Again, I keep coming back to his term "parochialism" and why he's focused on it. I think it's an under-appreciated point amongst all the language wars.

I feel like this thread[0] in the discussion sorta delves into that. It's certainly an area with differing opinions and I can see why some might prefer having it simply be strings the whole way down, but at some point you are going to need to interact with the values you have, and at that point you need to know what type you are dealing with, so I really feel the serialisation argument is a bit weird. In databases you also have types on everything, albeit often less powerful. If not caring about types is really what you want, nothing stops you from treating everything as a String in Haskell. Heck, you can even do dynamic programming in Haskell with Data.Dynamic and Data.Typeable if you wanted to, but that sorta defeats the whole point of a nice and powerful type system.

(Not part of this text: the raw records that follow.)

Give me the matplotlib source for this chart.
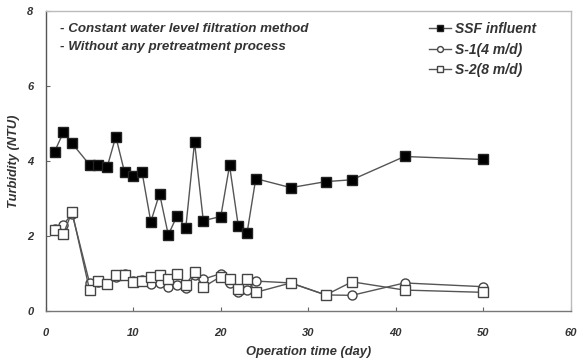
import matplotlib
matplotlib.use("Agg")
import matplotlib.pyplot as plt

# operation day / turbidity (NTU)
days = [1, 2, 3, 5, 6, 7, 8, 9, 10, 11, 12, 13, 14, 15, 16, 17, 18, 20, 21, 22, 23, 24, 28, 32, 35, 41, 50]
ssf_influent = [4.25, 4.76, 4.47, 3.9, 3.9, 3.83, 4.65, 3.7, 3.6, 3.7, 2.38, 3.13, 2.03, 2.54, 2.22, 4.5,
                2.41, 2.52, 3.88, 2.27, 2.08, 3.53, 3.29, 3.45, 3.5, 4.12, 4.04]
s1 = [2.2, 2.3, 2.6, 0.75, 0.78, 0.72, 0.92, 1.0, 0.8, 0.82, 0.72, 0.75, 0.65, 0.7, 0.62, 0.95,
      0.85, 1.0, 0.75, 0.5, 0.55, 0.8, 0.75, 0.43, 0.42, 0.75, 0.65]
s2 = [2.15, 2.05, 2.65, 0.56, 0.8, 0.72, 0.96, 0.95, 0.78, 0.8, 0.9, 0.96, 0.85, 1.0, 0.7, 1.04,
      0.64, 0.92, 0.85, 0.6, 0.85, 0.5, 0.75, 0.43, 0.78, 0.56, 0.5]
notes = ['- Constant water level filtration method', '- Without any pretreatment process']

plt.rcParams['font.family'] = ['Liberation Sans', 'DejaVu Sans']
txt = dict(fontweight='bold', style='italic', color='#333333')

fig = plt.figure(figsize=(5.8, 3.63), dpi=100, facecolor='white')
ax = fig.add_axes([0.079, 0.143, 0.905, 0.827])

ax.plot(days, ssf_influent, color='#555555', lw=1, marker='s', ms=6.5,
        mfc='black', mec='#222222', label='SSF influent')
ax.plot(days, s1, color='#555555', lw=1, marker='o', ms=6.5,
        mfc='white', mec='#444444', label='S-1(4 m/d)')
ax.plot(days, s2, color='#555555', lw=1, marker='s', ms=6.5,
        mfc='white', mec='#444444', label='S-2(8 m/d)')

ax.set_xlim(0, 60)
ax.set_ylim(0, 8)
ax.set_xticks(range(0, 61, 10))
ax.set_yticks(range(0, 9, 2))
ax.tick_params(direction='in', length=3, width=0.8, colors='#666666', labelsize=8)
ax.tick_params(axis='x', pad=12)
ax.tick_params(axis='y', pad=9)
for lab in ax.get_xticklabels() + ax.get_yticklabels():
    lab.set_fontweight('bold')
    lab.set_style('italic')
    lab.set_color('#333333')

ax.spines['left'].set_color('#555555')
ax.spines['bottom'].set_color('#777777')
ax.spines['top'].set_color('#bbbbbb')
ax.spines['right'].set_color('#bbbbbb')
for s in ax.spines.values():
    s.set_linewidth(1)

ax.set_xlabel('Operation time (day)', fontsize=9.3, labelpad=6, **txt)
ax.set_ylabel('Turbidity (NTU)', fontsize=9.3, labelpad=5, **txt)

for i, note in enumerate(notes):
    ax.text(0.027, 0.94 - i * 0.06, note, transform=ax.transAxes, fontsize=9.6, va='center', **txt)

leg = ax.legend(loc='upper left', bbox_to_anchor=(0.73, 0.962), frameon=False, fontsize=10,
                handlelength=1.6, handletextpad=0.3, labelspacing=0.45, borderaxespad=0,
                borderpad=0, markerscale=0.65)
for t in leg.get_texts():
    t.set_fontweight('bold')
    t.set_style('italic')
    t.set_color('#333333')

fig.savefig('out.png', dpi=100)
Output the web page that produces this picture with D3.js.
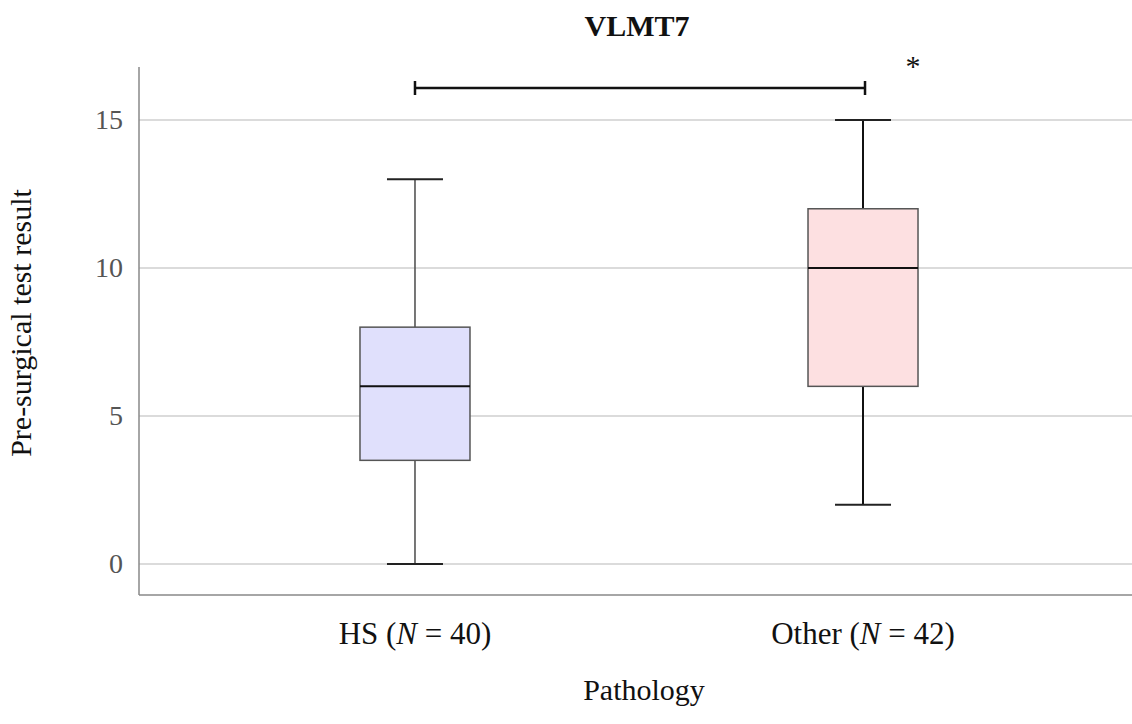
<!DOCTYPE html>
<html>
<head>
<meta charset="utf-8">
<script src="https://cdn.jsdelivr.net/npm/d3@7"></script>
<style>
  html, body { margin: 0; padding: 0; background: #fff; }
  svg { display: block; }
  text { font-family: "Liberation Serif", "Times New Roman", serif; }
</style>
</head>
<body>
<svg id="chart" width="1132" height="724"></svg>
<script>
// Box-plot summaries per pathology group
const categories = ["HS", "Other"];
const groupN = [40, 42];
const minValues = [0, 2];
const q1Values = [3.5, 6];
const medianValues = [6, 10];
const q3Values = [8, 12];
const maxValues = [13, 15];
const yTicks = [0, 5, 10, 15];
const fillColors = ["#e0e0fc", "#fde0e1"];
const whiskerColors = ["#555555", "#111111"];
const significance = "*";

const svg = d3.select("#chart");
const W = 1132, H = 724;
const plotLeft = 139, plotTop = 67, plotBottom = 595;

const y = d3.scaleLinear().domain([-1.05, 16.79]).range([plotBottom, plotTop]);
const x = d3.scalePoint().domain(categories).range([plotLeft, 1139]).padding(0.616);
const boxW = 110, capW = 56;

// grid lines
svg.append("g").selectAll("line").data(yTicks).join("line")
  .attr("x1", plotLeft).attr("x2", W)
  .attr("y1", d => y(d)).attr("y2", d => y(d))
  .attr("stroke", "#cfcfcf").attr("stroke-width", 1.5);

// axes
const yAxis = d3.axisLeft(y).tickValues(yTicks).tickSize(0).tickPadding(16);
const gy = svg.append("g").attr("transform", `translate(${plotLeft},0)`).call(yAxis);
gy.select(".domain").remove();
gy.selectAll("text").attr("font-size", 28).attr("fill", "#555")
  .style("font-family", '"Liberation Serif", serif');

svg.append("line").attr("x1", plotLeft).attr("x2", plotLeft).attr("y1", plotTop).attr("y2", plotBottom)
  .attr("stroke", "#888").attr("stroke-width", 1.5);
svg.append("line").attr("x1", plotLeft).attr("x2", W).attr("y1", plotBottom).attr("y2", plotBottom)
  .attr("stroke", "#888").attr("stroke-width", 1.5);

// boxes
const rows = categories.map((c, i) => ({
  c, i, min: minValues[i], q1: q1Values[i], med: medianValues[i], q3: q3Values[i], max: maxValues[i]
}));
const g = svg.append("g").selectAll("g").data(rows).join("g");
g.append("line").attr("x1", d => x(d.c)).attr("x2", d => x(d.c))
  .attr("y1", d => y(d.max)).attr("y2", d => y(d.q3))
  .attr("stroke", d => whiskerColors[d.i]).attr("stroke-width", d => d.i ? 2 : 1.6);
g.append("line").attr("x1", d => x(d.c)).attr("x2", d => x(d.c))
  .attr("y1", d => y(d.q1)).attr("y2", d => y(d.min))
  .attr("stroke", d => whiskerColors[d.i]).attr("stroke-width", d => d.i ? 2 : 1.6);
g.append("line").attr("x1", d => x(d.c) - capW / 2).attr("x2", d => x(d.c) + capW / 2)
  .attr("y1", d => y(d.max)).attr("y2", d => y(d.max))
  .attr("stroke", "#222").attr("stroke-width", 2);
g.append("line").attr("x1", d => x(d.c) - capW / 2).attr("x2", d => x(d.c) + capW / 2)
  .attr("y1", d => y(d.min)).attr("y2", d => y(d.min))
  .attr("stroke", "#222").attr("stroke-width", 2);
g.append("rect").attr("x", d => x(d.c) - boxW / 2).attr("width", boxW)
  .attr("y", d => y(d.q3)).attr("height", d => y(d.q1) - y(d.q3))
  .attr("fill", d => fillColors[d.i]).attr("stroke", "#555").attr("stroke-width", 1.5);
g.append("line").attr("x1", d => x(d.c) - boxW / 2).attr("x2", d => x(d.c) + boxW / 2)
  .attr("y1", d => y(d.med)).attr("y2", d => y(d.med))
  .attr("stroke", "#111").attr("stroke-width", 2);

// x category labels
const xl = svg.append("g").selectAll("text").data(rows).join("text")
  .attr("x", d => x(d.c)).attr("y", 644).attr("text-anchor", "middle")
  .attr("font-size", 31).attr("fill", "#111");
xl.append("tspan").text(d => d.c + " (");
xl.append("tspan").attr("font-style", "italic").text("N");
xl.append("tspan").text(d => " = " + groupN[d.i] + ")");

// significance bracket
const bx1 = x(categories[0]), bx2 = x(categories[1]) + 2, by = 88;
svg.append("line").attr("x1", bx1).attr("x2", bx2).attr("y1", by).attr("y2", by)
  .attr("stroke", "#111").attr("stroke-width", 2.5);
[bx1, bx2].forEach(bx => svg.append("line").attr("x1", bx).attr("x2", bx)
  .attr("y1", by - 7).attr("y2", by + 7).attr("stroke", "#111").attr("stroke-width", 2.5));
svg.append("text").attr("x", bx2 + 48).attr("y", 76).attr("text-anchor", "middle")
  .attr("font-size", 30).attr("fill", "#111").text(significance);

// titles
svg.append("text").attr("x", 637).attr("y", 36).attr("text-anchor", "middle")
  .attr("font-size", 30).attr("font-weight", "bold").attr("fill", "#111").text("VLMT7");
svg.append("text").attr("x", 644).attr("y", 700).attr("text-anchor", "middle")
  .attr("font-size", 30).attr("fill", "#111").text("Pathology");
svg.append("text").attr("transform", "translate(31,323) rotate(-90)")
  .attr("text-anchor", "middle").attr("font-size", 30).attr("fill", "#111")
  .text("Pre-surgical test result");
</script>
</body>
</html>
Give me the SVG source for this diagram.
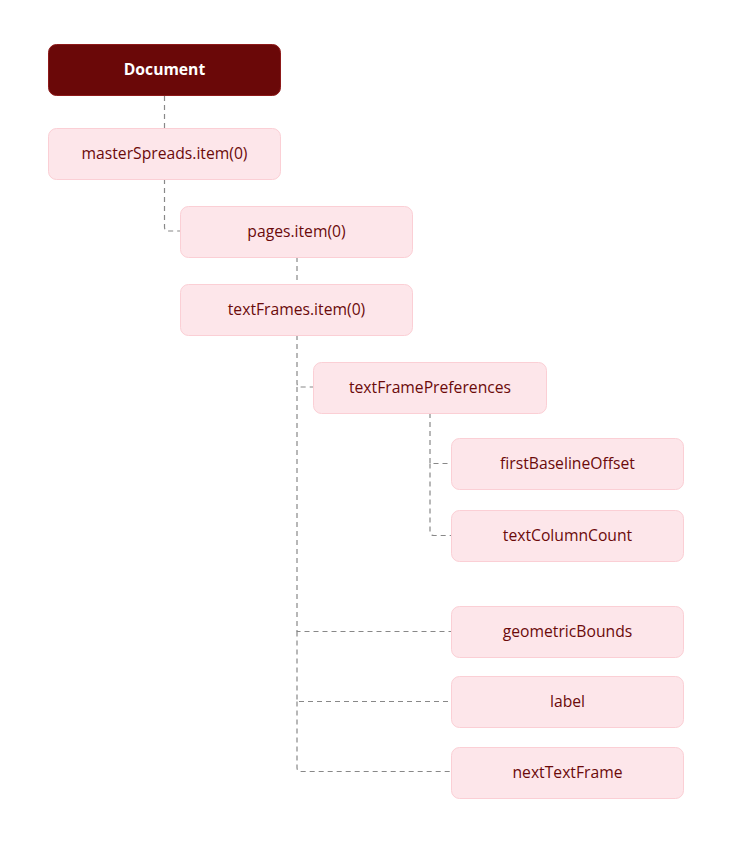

I think it's kinda ironic for you to bring up "parochialism" or narrow-mindedness when that is exactly what I was thinking throughout Hickeys talk.

[0] https://www.reddit.com/r/haskell/comments/792nl4/clojure_vs_...

> In open systems you don't really get to decide who consumes your data or how--your program can't communicate anything other than data to them--and so you often don't have a way of enforcing your types on eventual consumers. Haskell has strong opinions about how it thinks data should be represented and aggregated. But in large open systems, as the saying goes, "opinions are like aholes; everybody has one."

True, and edn is equally as parochial as any Haskell serialization format. I don't see how Hickey can claim primacy here.

> you often don't have a way of enforcing your types on eventual consumers

A type isn't something you enforce on consumers. It's something you enforce on yourself to help shape your code.

Regardless of how you put something onto the wire you're giving it a specific format that your consumers need to know about. This is the same whether it was serialised from Haskell or Clojure or Coq or assembly.